Pink Ballet Slippers

2.5″ x 3.5″ Watercolor ATC


Wow!  Yesterday was amazing!  I got so much done that I’m staying off the internet another day.  😀


Booker T. Washington

  • Born: 5 April 1856
  • Birthplace: Franklin County, Virginia
  • Died: 14 November 1915
  • Best Known As: First head of the Tuskegee Institute

Born a slave and deprived of any early education, Booker Taliaferro Washington nonetheless became America’s foremost black educator of the early 20th century. He was the first teacher and principal of the Tuskegee Institute in Tuskegee, Alabama, a school for African-Americans where he championed vocational training as a means for black self-reliance. A well-known orator, Washington also wrote a best-selling autobiography (Up From Slavery, 1901) and advised Presidents Theodore Roosevelt and William Taft on race relations. His rather flaccid nickname of “The Great Accommodator” provides a clue as to why he was later criticized by W. E. B. Du Bois and the N.A.A.C.P. Washington was principal of Tuskegee Institute from 1881 until his death in 1915; it was originally called the Normal School for Colored Teachers and is now known as Tuskegee University.
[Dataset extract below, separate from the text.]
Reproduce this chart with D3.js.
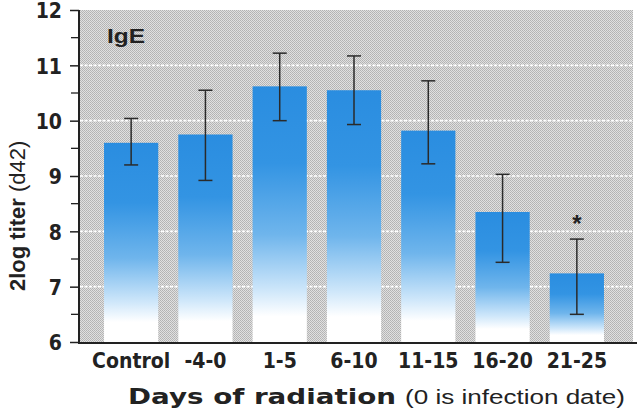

Washington’s middle name was Taliaferro… According to the Tuskegee University website, Washington was married three times: to Fannie Smith from 1882 until her death in 1884; to Olivia Davis, from 1885 until her death in 1889; and Margaret Murray, from 1893 until his death in 1915… He was unrelated to President George Washington or botanist George Washington Carver… The Tuskegee Institute was the training ground for the Tuskegee Airmen, the famous all-black flying squadron of World War II.